Odom went through one workout, for the Vancouver Grizzlies, but then began to have second thoughts about his decision. "The business part of it just didn't feel right to me," he says. "I was putting my future in the hands of people I really didn't know very well. It scared me, to be honest. I was a kid, and I was scared."
While he was sorting out his thoughts, he was also skipping opportunities to showcase his skills, first missing the scouting combine in Chicago in June, then failing to show up for scheduled workouts in Charlotte for the Hornets and in Chicago for the Bulls. Finally Odom called Jerry DeGregorio, the former Rhode Island assistant who had taken over as head coach in mid-April after Jim Harrick had left for Georgia. Odom told DeGregorio he had changed his mind and wanted to return to school, but it was too late. Under NCAA rules, once an athlete signs with an agent, he permanently forfeits his eligibility. Odom argued for an exception, insisting that he had not received any money or services from Klein, but Rhode Island decided not to appeal to the NCAA on his behalf.
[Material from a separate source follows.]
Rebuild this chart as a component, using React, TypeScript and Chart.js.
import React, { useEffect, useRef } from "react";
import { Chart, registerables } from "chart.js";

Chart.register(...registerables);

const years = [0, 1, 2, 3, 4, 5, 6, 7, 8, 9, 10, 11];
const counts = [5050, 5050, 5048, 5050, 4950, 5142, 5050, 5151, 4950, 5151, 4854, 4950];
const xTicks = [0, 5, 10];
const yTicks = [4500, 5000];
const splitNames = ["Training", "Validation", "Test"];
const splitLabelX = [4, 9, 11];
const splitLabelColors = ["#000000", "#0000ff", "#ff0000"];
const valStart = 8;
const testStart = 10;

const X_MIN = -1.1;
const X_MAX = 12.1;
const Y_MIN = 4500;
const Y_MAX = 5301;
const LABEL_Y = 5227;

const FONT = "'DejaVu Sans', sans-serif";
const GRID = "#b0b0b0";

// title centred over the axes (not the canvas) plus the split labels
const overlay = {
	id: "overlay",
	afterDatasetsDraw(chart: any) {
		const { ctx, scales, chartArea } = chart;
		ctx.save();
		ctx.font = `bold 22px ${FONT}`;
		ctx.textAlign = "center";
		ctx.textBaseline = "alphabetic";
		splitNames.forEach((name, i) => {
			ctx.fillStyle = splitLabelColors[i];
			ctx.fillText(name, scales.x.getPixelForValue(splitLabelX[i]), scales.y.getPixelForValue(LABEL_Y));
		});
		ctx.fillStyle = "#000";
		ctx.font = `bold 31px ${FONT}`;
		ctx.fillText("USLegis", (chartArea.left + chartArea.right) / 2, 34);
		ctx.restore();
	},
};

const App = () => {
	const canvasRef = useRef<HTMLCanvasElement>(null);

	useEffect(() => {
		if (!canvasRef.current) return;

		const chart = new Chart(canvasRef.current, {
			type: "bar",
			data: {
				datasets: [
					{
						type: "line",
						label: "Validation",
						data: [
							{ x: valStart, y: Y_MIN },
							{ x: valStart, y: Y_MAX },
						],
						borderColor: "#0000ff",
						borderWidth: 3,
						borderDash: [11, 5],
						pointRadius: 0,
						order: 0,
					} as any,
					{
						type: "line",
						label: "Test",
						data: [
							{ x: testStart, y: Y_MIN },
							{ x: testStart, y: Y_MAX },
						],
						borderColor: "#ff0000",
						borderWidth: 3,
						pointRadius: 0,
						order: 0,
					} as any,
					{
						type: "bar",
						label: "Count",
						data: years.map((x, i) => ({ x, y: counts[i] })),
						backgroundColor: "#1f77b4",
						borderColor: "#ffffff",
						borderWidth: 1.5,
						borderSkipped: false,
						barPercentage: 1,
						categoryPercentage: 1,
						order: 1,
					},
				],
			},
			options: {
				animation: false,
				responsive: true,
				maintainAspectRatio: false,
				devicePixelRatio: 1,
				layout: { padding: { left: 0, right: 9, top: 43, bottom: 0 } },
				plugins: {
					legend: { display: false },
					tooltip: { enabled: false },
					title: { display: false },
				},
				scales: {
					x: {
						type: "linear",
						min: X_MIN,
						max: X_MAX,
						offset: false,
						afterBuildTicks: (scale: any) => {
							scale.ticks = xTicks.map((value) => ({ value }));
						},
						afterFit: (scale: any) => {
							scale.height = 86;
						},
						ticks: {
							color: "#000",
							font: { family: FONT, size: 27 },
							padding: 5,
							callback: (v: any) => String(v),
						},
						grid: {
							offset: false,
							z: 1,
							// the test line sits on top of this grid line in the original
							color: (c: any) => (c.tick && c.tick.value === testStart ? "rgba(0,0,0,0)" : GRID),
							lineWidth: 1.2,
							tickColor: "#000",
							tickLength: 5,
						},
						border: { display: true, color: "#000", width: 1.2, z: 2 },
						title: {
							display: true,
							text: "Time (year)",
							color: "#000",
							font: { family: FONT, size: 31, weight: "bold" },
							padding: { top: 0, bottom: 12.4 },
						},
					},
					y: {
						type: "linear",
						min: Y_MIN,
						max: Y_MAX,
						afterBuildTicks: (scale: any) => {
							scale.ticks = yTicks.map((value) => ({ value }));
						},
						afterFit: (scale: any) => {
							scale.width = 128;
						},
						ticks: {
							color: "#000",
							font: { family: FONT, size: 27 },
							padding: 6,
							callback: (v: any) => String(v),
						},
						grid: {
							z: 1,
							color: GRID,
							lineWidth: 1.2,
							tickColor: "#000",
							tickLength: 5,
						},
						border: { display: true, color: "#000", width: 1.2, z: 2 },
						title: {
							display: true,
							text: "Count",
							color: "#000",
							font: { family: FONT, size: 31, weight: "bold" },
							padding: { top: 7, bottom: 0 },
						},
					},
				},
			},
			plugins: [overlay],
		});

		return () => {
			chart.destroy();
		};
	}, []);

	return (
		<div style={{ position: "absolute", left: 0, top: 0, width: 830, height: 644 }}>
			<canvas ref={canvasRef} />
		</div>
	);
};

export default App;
Now Odom was stuck. He had to enter the draft, but he had hurt his standing in the eyes of pro coaches and general managers. "They didn't know exactly what to make of me," he says. "I understand that. I think I also offended a lot of NBA people by not going to the combine in Chicago. That was kind of going against the system, and I don't think they take that lightly."
Odom hired a new agent, Jeff Schwartz, and worked out for four teams—the Bulls, Clippers, Toronto Raptors and Miami Heat. On the night before the draft he flew to Chicago and met with the Bulls, who had the first pick. "It didn't go great and it didn't go terribly," he says. "Teams will tell you if they love you, but they won't say anything if they don't. The Bulls didn't say much to me when it was over. It didn't surprise me when they didn't take me."
Instead Chicago chose Duke forward Elton Brand, citing his dependability. Odom was slightly more surprised when the Grizzlies used the second pick to select Maryland guard Steve Francis, whom they traded to Houston. The Hornets took UCLA point guard Baron Davis next, leaving Odom still on the board when the Clippers picked. Odom has no desire to pay back the teams that passed on him. "It's every player's dream to be the first pick of the draft," Odom says. "But it was 75 degrees here in L.A. today. It was about 30 in Chicago."